# start of Raw data
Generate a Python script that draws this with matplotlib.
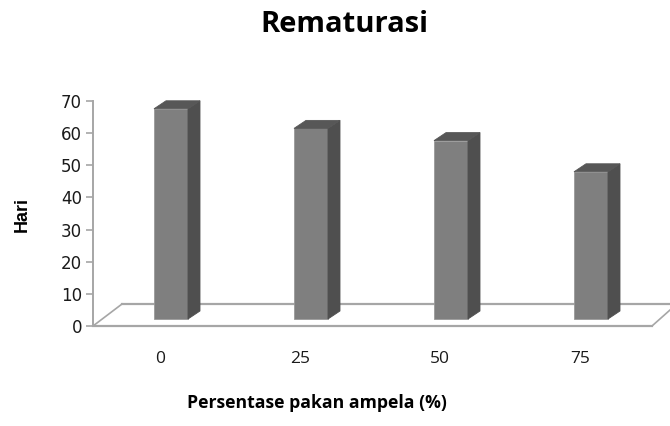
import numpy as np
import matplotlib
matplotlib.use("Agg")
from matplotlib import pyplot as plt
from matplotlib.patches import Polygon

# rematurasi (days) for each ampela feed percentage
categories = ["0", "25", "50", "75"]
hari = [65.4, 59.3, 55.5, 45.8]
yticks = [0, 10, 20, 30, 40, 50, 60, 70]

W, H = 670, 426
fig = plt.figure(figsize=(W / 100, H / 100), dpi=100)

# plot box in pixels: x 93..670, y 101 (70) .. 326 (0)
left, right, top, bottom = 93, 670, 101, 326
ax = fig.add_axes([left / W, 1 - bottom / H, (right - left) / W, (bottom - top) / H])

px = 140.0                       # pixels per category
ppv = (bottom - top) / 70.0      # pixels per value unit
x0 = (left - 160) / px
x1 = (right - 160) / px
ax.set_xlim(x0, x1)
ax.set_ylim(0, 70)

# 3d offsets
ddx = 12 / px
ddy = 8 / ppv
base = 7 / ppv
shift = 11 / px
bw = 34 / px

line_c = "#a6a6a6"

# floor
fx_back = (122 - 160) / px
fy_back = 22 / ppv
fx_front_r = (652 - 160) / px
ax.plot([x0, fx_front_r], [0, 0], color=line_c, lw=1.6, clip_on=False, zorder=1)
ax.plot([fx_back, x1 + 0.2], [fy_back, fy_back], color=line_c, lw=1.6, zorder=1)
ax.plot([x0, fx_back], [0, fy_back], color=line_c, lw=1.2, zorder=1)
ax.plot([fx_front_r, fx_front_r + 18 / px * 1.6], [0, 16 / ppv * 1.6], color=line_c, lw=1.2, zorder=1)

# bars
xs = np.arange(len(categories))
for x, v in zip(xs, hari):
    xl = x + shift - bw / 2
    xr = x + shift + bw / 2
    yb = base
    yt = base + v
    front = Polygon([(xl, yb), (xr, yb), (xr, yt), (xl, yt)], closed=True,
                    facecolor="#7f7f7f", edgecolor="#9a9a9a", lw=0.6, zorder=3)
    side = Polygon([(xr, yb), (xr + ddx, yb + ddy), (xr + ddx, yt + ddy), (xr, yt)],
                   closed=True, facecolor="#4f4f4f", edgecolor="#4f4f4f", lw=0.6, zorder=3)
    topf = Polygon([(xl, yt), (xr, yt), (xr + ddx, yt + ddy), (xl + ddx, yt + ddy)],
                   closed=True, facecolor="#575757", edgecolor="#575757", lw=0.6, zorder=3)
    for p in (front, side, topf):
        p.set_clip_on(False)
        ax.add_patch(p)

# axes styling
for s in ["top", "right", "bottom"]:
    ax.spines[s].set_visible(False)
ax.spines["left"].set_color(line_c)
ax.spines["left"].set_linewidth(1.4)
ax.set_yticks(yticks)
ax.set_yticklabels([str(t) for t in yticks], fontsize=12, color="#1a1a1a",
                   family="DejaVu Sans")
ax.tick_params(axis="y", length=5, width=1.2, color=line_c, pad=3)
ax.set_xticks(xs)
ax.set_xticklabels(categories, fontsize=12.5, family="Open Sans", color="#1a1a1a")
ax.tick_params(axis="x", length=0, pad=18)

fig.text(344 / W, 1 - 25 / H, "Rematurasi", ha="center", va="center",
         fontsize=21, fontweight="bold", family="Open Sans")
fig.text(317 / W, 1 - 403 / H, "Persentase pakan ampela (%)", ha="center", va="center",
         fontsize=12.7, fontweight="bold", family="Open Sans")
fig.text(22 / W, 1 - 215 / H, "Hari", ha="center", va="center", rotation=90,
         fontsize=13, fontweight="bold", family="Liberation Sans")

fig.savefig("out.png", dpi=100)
# end of Raw data
§ **Written request**: Pictures are excluded: retype only the lines from the beginning of the listing above through the line with "ax.plot([fx_front_r, fx_front_r +", both included.

§ **Task answer**:
Generate a Python script that draws this with matplotlib.
import numpy as np
import matplotlib
matplotlib.use("Agg")
from matplotlib import pyplot as plt
from matplotlib.patches import Polygon

# rematurasi (days) for each ampela feed percentage
categories = ["0", "25", "50", "75"]
hari = [65.4, 59.3, 55.5, 45.8]
yticks = [0, 10, 20, 30, 40, 50, 60, 70]

W, H = 670, 426
fig = plt.figure(figsize=(W / 100, H / 100), dpi=100)

# plot box in pixels: x 93..670, y 101 (70) .. 326 (0)
left, right, top, bottom = 93, 670, 101, 326
ax = fig.add_axes([left / W, 1 - bottom / H, (right - left) / W, (bottom - top) / H])

px = 140.0                       # pixels per category
ppv = (bottom - top) / 70.0      # pixels per value unit
x0 = (left - 160) / px
x1 = (right - 160) / px
ax.set_xlim(x0, x1)
ax.set_ylim(0, 70)

# 3d offsets
ddx = 12 / px
ddy = 8 / ppv
base = 7 / ppv
shift = 11 / px
bw = 34 / px

line_c = "#a6a6a6"

# floor
fx_back = (122 - 160) / px
fy_back = 22 / ppv
fx_front_r = (652 - 160) / px
ax.plot([x0, fx_front_r], [0, 0], color=line_c, lw=1.6, clip_on=False, zorder=1)
ax.plot([fx_back, x1 + 0.2], [fy_back, fy_back], color=line_c, lw=1.6, zorder=1)
ax.plot([x0, fx_back], [0, fy_back], color=line_c, lw=1.2, zorder=1)
ax.plot([fx_front_r, fx_front_r + 18 / px * 1.6], [0, 16 / ppv * 1.6], color=line_c, lw=1.2, zorder=1)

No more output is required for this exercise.